The second part of the Danish study looks at the evolution of the average load factors for onshore and offshore turbines with age after allowing for variations in the distribution of wind speeds and other factors. One major conclusion is that the 2+ MW turbines that were introduced in the early 2000s experienced major performance problems in the period from 2002 to 2010. This is very obvious when such turbines are compared with the smaller turbines of less than 1 MW installed up to 2000. In Denmark – and probably in the UK – the new generation of 2+ MW turbines experienced major teething problems for 5 to 8 years after they were introduced on a large scale. That is an important warning about the effects of generational shifts in turbine technology.
The third major conclusion is that the average load factor for onshore turbines declines at about 3% per year as turbines age, while the average load factor for offshore turbines declines at about 4.5% per year. This means that an onshore wind turbine installed in a location where its load factor, standardised for wind conditions, at age 1 should be 35% can be expected to achieve a standardised load factor of 25% at age 12 years. For an offshore wind turbine the decline might be from a standardised load factor of 55% at age 1 to one of only 33% at age 12.
Once the decline in load factor with age is taken into account, the average opex per MWh for an onshore wind farm installed in 2018 rises from £24 per MWh at age 1 to £42 per MWh at age 12. The equivalent figures for an offshore wind farm are £41 per MWh at age 1 and £125 per MWh at age 12. The increases in opex costs have a drastic impact on the expected economic life of wind farms.
If wind farms do not receive offtake prices that are higher than the market price – or very much higher in the case of offshore wind – their expected revenues will not cover opex costs after 12 or 15 years.

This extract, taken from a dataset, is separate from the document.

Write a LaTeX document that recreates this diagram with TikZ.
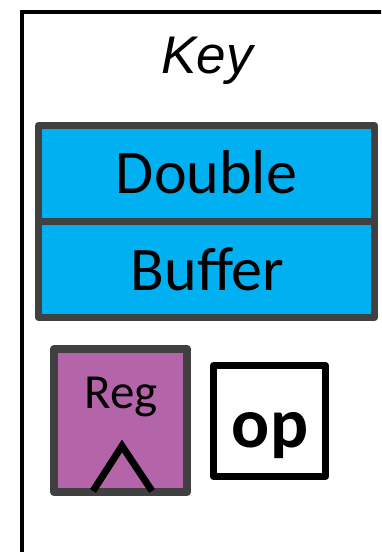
\documentclass[tikz,border=0pt]{standalone}
\usepackage{fontspec}
\setmainfont{Carlito}
\newfontfamily\keyfont{Liberation Sans}
\definecolor{dbblue}{HTML}{00B0F0}
\definecolor{edgegray}{HTML}{404040}
\definecolor{regpurple}{HTML}{B464A9}
\begin{document}
\begin{tikzpicture}[x=1pt,y=-1pt,
  box/.style={rectangle,inner sep=0pt,line join=round},
  lbl/.style={anchor=base,inner sep=0pt}]
\useasboundingbox (0,0) rectangle (381,552);
\clip (0,0) rectangle (381,552);
% outer frame
\coordinate (fbl) at (22,600);
\coordinate (ftl) at (22,12);
\coordinate (ftr) at (420,12);
\draw[line width=4pt] (fbl) -- (ftl) -- (ftr);
% title
\node[lbl] (key) at (207,73) {\fontsize{53}{53}\selectfont\keyfont\itshape Key};
% double buffer
\node[box,draw=edgegray,fill=dbblue,line width=7pt,minimum width=336pt,minimum height=95.5pt] (dbtop) at (206.5,173.25) {};
\node[box,draw=edgegray,fill=dbblue,line width=7pt,minimum width=336pt,minimum height=96.5pt] (dbbot) at (206.5,269.25) {};
\node[lbl] (dbl) at (206.5,193) {\fontsize{62}{62}\selectfont Double};
\node[lbl] (buf) at (207.5,290) {\fontsize{62}{62}\selectfont Buffer};
% register
\node[box,draw=edgegray,fill=regpurple,line width=8pt,minimum width=133pt,minimum height=143pt] (reg) at (120.5,420.5) {};
\node[lbl] (regt) at (121,408) {\fontsize{49}{49}\selectfont Reg};
\coordinate (cl) at (93,491);
\coordinate (ct) at (122,446);
\coordinate (cr) at (152,491);
\draw[line width=7pt] (cl) -- (ct) -- (cr);
% op
\node[box,draw=black,fill=white,line width=7pt,minimum width=112pt,minimum height=111pt] (op) at (269.5,421) {};
\node[lbl] (opt) at (270,447) {\fontsize{71}{71}\selectfont\bfseries op};
\end{tikzpicture}
\end{document}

Operators will either cease production or drastically cut operating costs leading to closure within a relatively short period. There is no way out of this trap because opex costs are linked to reliability; the decline in reliability with age means that high opex costs must be incurred to maintain production. The consequence is that the assumption made by BEIS and many investors that the expected operating life of new wind farms will be 25 or 30 years is completely at odds with the underlying economic reality. Few modern wind turbines operate for more than 20 years and many offshore wind turbines are likely to be decommissioned before they reach an age of 20 years.
Some general lessons from the study:
1. Stop pretending! The projections of the costs of achieving Net Zero put out by government bodies and many others rely on cost estimates that are just wishful thinking. They have no basis in actual experience and a realistic appraisal of trends in costs.
2. Accelerating arbitrary targets is very expensive. The offshore wind sector does not have the capacity to build new projects at a rate of 3 to 4 times the last decade. It is plausible to assume that capex and opex costs will rise by a minimum of 20% and probably closer to 50% above the already high costs that we observe in the audited accounts.
3. Bailouts of wind farms and financial institutions are inevitable. The Government is creating a situation in which it will have no option other than to bail out failed and failing projects simply to ensure continuity of electricity supply. There will be a game of pass the parcel over how the losses will be distributed but ultimately they will fall largely on taxpayers and energy customers. Any business investor outside the renewable energy sector should plan on the basis that electricity prices in 2030 will be 3-4 times in real terms what they are today.